Bei Lichte besehen ist das Wort „Krieg“ ein Euphemismus für das, was in Paris geschehen ist. Denn Krieg war in Europa einmal ein GEschehen, bei dem es Recht und Regeln gab. Die islamistischen Terroristen von Paris kennen nichts davon: sie kennen keine Werte und kein Recht: Sie kennen nur ihren religiösen Wahn. Sie verdienen den Namen „Mensch“ nicht, denn sie sind die Schlächter der Humanität, sie sind Unmenschen.
Es ist ein Krieg der neuen Art: die Feinde sind feige und unsichtbar. Es gibt keine Unterscheidung von Zivilist und Kombattant. Dieser Krieg gilt nicht einer Nation oder einem Volk, sondern er gilt unserer Kultur.

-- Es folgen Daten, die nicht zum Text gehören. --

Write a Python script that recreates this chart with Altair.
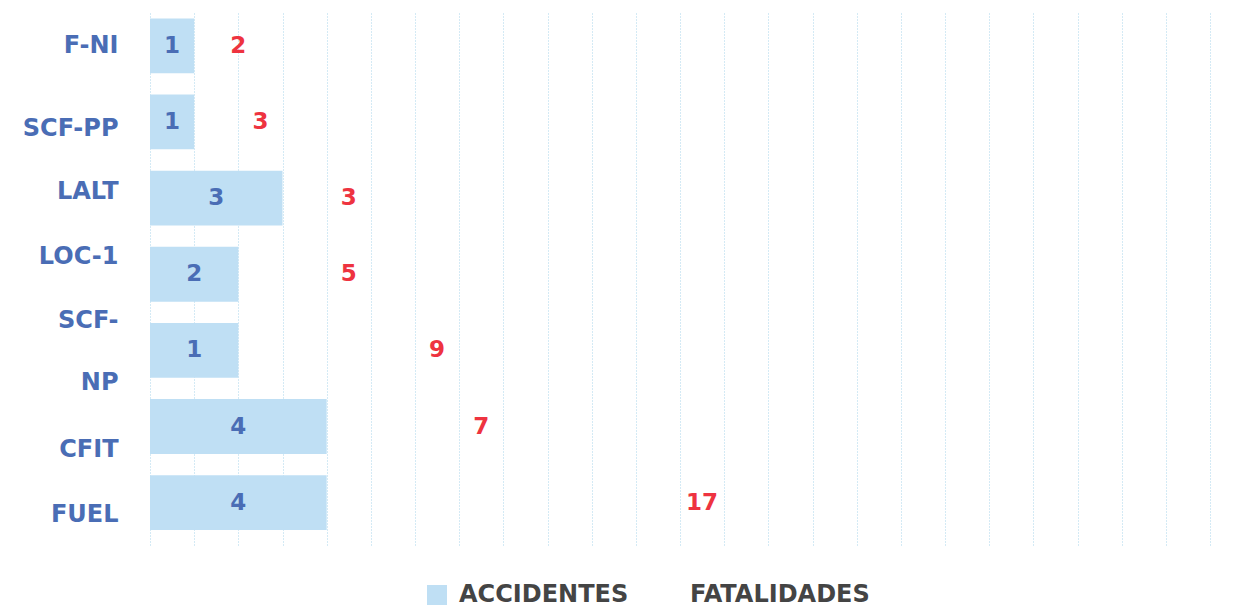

Die Ziele der Barbaren waren gut gewählt: ein Fußball-Stadion, der Ort des Spiels, das wie nichts sonst die zivilisierten Völker vereint; ein Konzertsaal, der Ort, an dem (Heavy Metal hin oder her) die schönste Blüte europäischer Kultur zelebriert wird – die Musik; Cafés, Restaurants, Orte der Begegnung, der Liebe, der Kultur.
Der Krieg betrifft uns alle: Er gilt allem, was uns heilig ist und was das Leben adelt: der Kunst, der Kultur, dem Spiel, unseren Werten und Tugenden. Aber wissen wir selbst noch, welches diese Tugenden und Werte sind? Sie wir bereit für sie zu kämpfen? Sind wir bereit, uns um ihretwillen für unser Land und unser Europa aufs Spiel zu setzen? Sind wir bereit, Einbußen an Wohlstand und Freiheit in Kauf zu nehmen, um den Barbaren zu wehren? Sind wir bereit, unseren Eigensinn zu zähmen und einen europäischen Gemeinsinn zu entwickeln?
Es steht uns nicht frei, zu diesem Krieg zu gehen oder nicht: Er ist da, er rückt uns näher. Und wir sind in keiner Weise darauf vorbereitet. Nach den verheerenden Kriegen des 20. Jahrhunderts sind wir pazifistisch erzogen und träumen von gewaltfreier Kommunikation. Wir haben den Wehrdienst abgeschafft. Wehrhaftigkeit ist ein Wort, das im Wortschatz der Jüngeren nicht mehr vorkommt. Wir stehen dem Terror machtlos gegenüber. Ob unsere Politiker der Lage gewachsen sein werden – es muss sich weisen.
Wir müssen diesen Krieg gewinnen. Ohne wenn und aber. Um der Menschheit und um Gottes Willen müssen wir diesen Krieg gewinnen, um unserer Kinder und unserer Ahnen willen, die geblutet und gelitten haben, um dieses Europa zu schaffen. Aber wir werden diesen Krieg nicht mit immer mehr Sicherheitskräften und neuartigen Waffen gewinnen. Wir werden diesen Krieg nur gewinnen, wenn wir dem Islamismus nur wehren, wenn wir ihm das entgegenschmettern, was er nicht kennt, uns aber groß und stark macht: Menschlickeit, Gerechtigkeit, Liebe zum Leben, Sinn für Schönheit, Wahrhaftigkeit, Solidarität, Mitgefühl, Vernunft, Anstand und Disziplin.
Dafür müssen wir uns ändern. Das ist am Ende die Lektion der Terrornacht von Paris. Wir können nicht mehr so weitermachen wie bisher. Wir müssen begreifen, dass das Leben mehr ist als Entertainment, Internet, Shopping und Geld. All das, worum sich das Leben so vieler dreht, wird vor dem Hintergrund des Krieges, der zu uns gekommen ist, vollkommen belanglos. Es ist „nice to have“, aber es ist unwichtig. Wichtig ist der Geist Europas, seine Seele, seine Kultur. Sie gilt es zu verteidigen, denn ohne sie sind all die „nice to haves“ nichts wert. Die Barbarei lässt sich nicht nur mit Geist bezwingen. Die Stunde dafür ist da. Wir können nicht mehr ausweichen. Wir müssen unser Leben ändern. Unsere Liebe zum Leben zwingt uns zum Kampf.